▸ DIRECTIVE: Pictures do not belong in your copy. Repeat all the other data exactly.

▸ GIVEN MATERIAL:
---

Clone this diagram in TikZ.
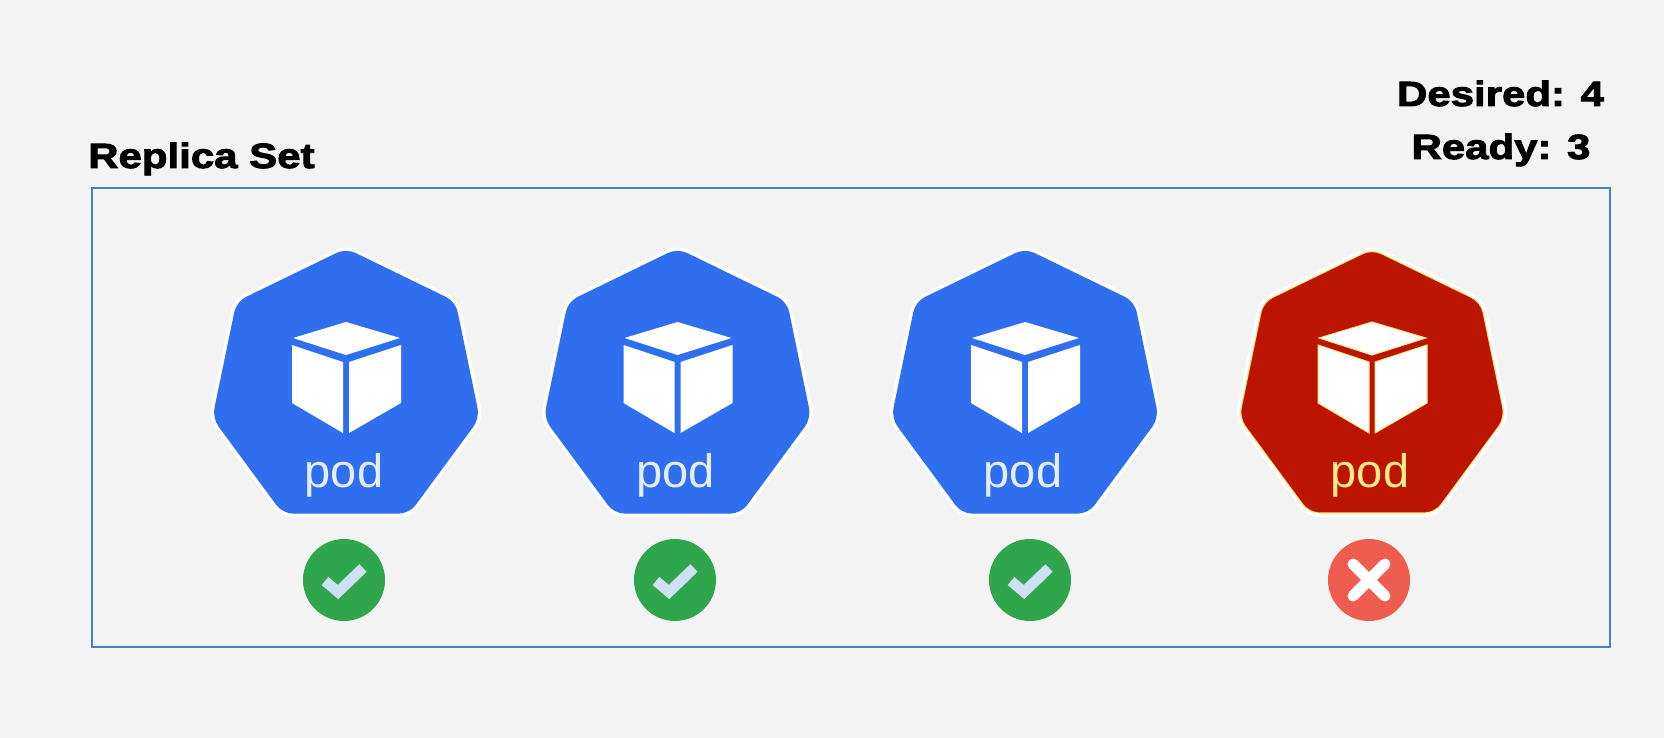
\documentclass[tikz,border=0pt]{standalone}
\usepackage{fontspec}
\setmainfont{Liberation Sans}
\newfontfamily\headfont[BoldFeatures={FakeBold=2.6,FakeStretch=1.2}]{Liberation Sans}
\definecolor{bgc}{HTML}{F3F3F3}
\definecolor{framec}{HTML}{4F7CBA}
\definecolor{podblue}{HTML}{2F6EEE}
\definecolor{podred}{HTML}{BB1400}
\definecolor{okgreen}{HTML}{2FA64C}
\definecolor{okcheck}{HTML}{CFE0F5}
\definecolor{badred}{HTML}{EE5B4F}
\definecolor{fringe}{HTML}{FFE98A}
\definecolor{podtextc}{HTML}{E3EDFB}
\tikzset{
  x=1pt,y=-1pt,
  heading/.style={font=\headfont\bfseries\fontsize{35}{35}\selectfont,text=black,inner sep=0pt,anchor=base west},
  podlabel/.style={font=\fontsize{47}{47}\selectfont,inner sep=0pt,anchor=base},
  statusdot/.style={circle,minimum size=82pt,inner sep=0pt},
  pics/podicon/.style n args={4}{code={
    \path[fill=white,draw=white,line width=8pt,rounded corners=10pt,line join=round]
      (0,249)--(109,302)--(133,418)--(63,513)--(-63,513)--(-133,418)--(-109,302)--cycle;
    \path[fill=#1,draw=#2,line width=1.2pt,rounded corners=10pt]
      (0,249)--(109,302)--(133,418)--(63,513)--(-63,513)--(-133,418)--(-109,302)--cycle;
    \path[fill=white,draw=#4,line width=1pt]
      (0,322)--(54,338)--(0,355)--(-53,338)--cycle
      (-54,345)--(-3,362)--(-3,433)--(-54,403)--cycle
      (3,362)--(55,345)--(55,403)--(3,433)--cycle;
    \node[podlabel,text=#3] at (-2,487) {pod};
  }},
}
\begin{document}
\begin{tikzpicture}
\useasboundingbox (0,0) rectangle (1664,738);
\fill[bgc] (0,0) rectangle (1664,738);
\node[draw=framec,line width=2.4pt,inner sep=0pt,minimum width=1518pt,minimum height=459pt,anchor=north west] (frame) at (91,187) {};
\node[heading] (title) at (88,168) {Replica Set};
\node[heading,anchor=base] (desired) at (1500.5,106) {Desired: 4};
\node[heading,anchor=base] (ready) at (1501,159) {Ready: 3};
\pic at (346,0) {podicon={podblue}{podblue}{podtextc}{none}};
\pic at (677.5,0) {podicon={podblue}{podblue}{podtextc}{none}};
\pic at (1025,0) {podicon={podblue}{podblue}{podtextc}{none}};
\pic at (1372,0) {podicon={podred}{fringe}{fringe}{fringe}};
\node[statusdot,fill=okgreen] (s1) at (344,580) {};
\node[statusdot,fill=okgreen] (s2) at (675,580) {};
\node[statusdot,fill=okgreen] (s3) at (1030,580) {};
\node[statusdot,fill=badred] (s4) at (1369,580) {};
\foreach \n in {s1,s2,s3}
  \draw[okcheck,line width=10.5pt,line join=miter] ([shift={(-19,1)}]\n.center) -- ([shift={(-6,12)}]\n.center) -- ([shift={(19,-12)}]\n.center);
\draw[white,line width=11pt,line cap=round] ([shift={(-16,-16)}]s4.center) -- ([shift={(16,16)}]s4.center);
\draw[white,line width=11pt,line cap=round] ([shift={(-16,16)}]s4.center) -- ([shift={(16,-16)}]s4.center);
\end{tikzpicture}
\end{document}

---

▸ WRITTEN ANSWER:
Clone this diagram in TikZ.
\documentclass[tikz,border=0pt]{standalone}
\usepackage{fontspec}
\setmainfont{Liberation Sans}
\newfontfamily\headfont[BoldFeatures={FakeBold=2.6,FakeStretch=1.2}]{Liberation Sans}
\definecolor{bgc}{HTML}{F3F3F3}
\definecolor{framec}{HTML}{4F7CBA}
\definecolor{podblue}{HTML}{2F6EEE}
\definecolor{podred}{HTML}{BB1400}
\definecolor{okgreen}{HTML}{2FA64C}
\definecolor{okcheck}{HTML}{CFE0F5}
\definecolor{badred}{HTML}{EE5B4F}
\definecolor{fringe}{HTML}{FFE98A}
\definecolor{podtextc}{HTML}{E3EDFB}
\tikzset{
  x=1pt,y=-1pt,
  heading/.style={font=\headfont\bfseries\fontsize{35}{35}\selectfont,text=black,inner sep=0pt,anchor=base west},
  podlabel/.style={font=\fontsize{47}{47}\selectfont,inner sep=0pt,anchor=base},
  statusdot/.style={circle,minimum size=82pt,inner sep=0pt},
  pics/podicon/.style n args={4}{code={
    \path[fill=white,draw=white,line width=8pt,rounded corners=10pt,line join=round]
      (0,249)--(109,302)--(133,418)--(63,513)--(-63,513)--(-133,418)--(-109,302)--cycle;
    \path[fill=#1,draw=#2,line width=1.2pt,rounded corners=10pt]
      (0,249)--(109,302)--(133,418)--(63,513)--(-63,513)--(-133,418)--(-109,302)--cycle;
    \path[fill=white,draw=#4,line width=1pt]
      (0,322)--(54,338)--(0,355)--(-53,338)--cycle
      (-54,345)--(-3,362)--(-3,433)--(-54,403)--cycle
      (3,362)--(55,345)--(55,403)--(3,433)--cycle;
    \node[podlabel,text=#3] at (-2,487) {pod};
  }},
}
\begin{document}
\begin{tikzpicture}
\useasboundingbox (0,0) rectangle (1664,738);
\fill[bgc] (0,0) rectangle (1664,738);
\node[draw=framec,line width=2.4pt,inner sep=0pt,minimum width=1518pt,minimum height=459pt,anchor=north west] (frame) at (91,187) {};
\node[heading] (title) at (88,168) {Replica Set};
\node[heading,anchor=base] (desired) at (1500.5,106) {Desired: 4};
\node[heading,anchor=base] (ready) at (1501,159) {Ready: 3};
\pic at (346,0) {podicon={podblue}{podblue}{podtextc}{none}};
\pic at (677.5,0) {podicon={podblue}{podblue}{podtextc}{none}};
\pic at (1025,0) {podicon={podblue}{podblue}{podtextc}{none}};
\pic at (1372,0) {podicon={podred}{fringe}{fringe}{fringe}};
\node[statusdot,fill=okgreen] (s1) at (344,580) {};
\node[statusdot,fill=okgreen] (s2) at (675,580) {};
\node[statusdot,fill=okgreen] (s3) at (1030,580) {};
\node[statusdot,fill=badred] (s4) at (1369,580) {};
\foreach \n in {s1,s2,s3}
  \draw[okcheck,line width=10.5pt,line join=miter] ([shift={(-19,1)}]\n.center) -- ([shift={(-6,12)}]\n.center) -- ([shift={(19,-12)}]\n.center);
\draw[white,line width=11pt,line cap=round] ([shift={(-16,-16)}]s4.center) -- ([shift={(16,16)}]s4.center);
\draw[white,line width=11pt,line cap=round] ([shift={(-16,16)}]s4.center) -- ([shift={(16,-16)}]s4.center);
\end{tikzpicture}
\end{document}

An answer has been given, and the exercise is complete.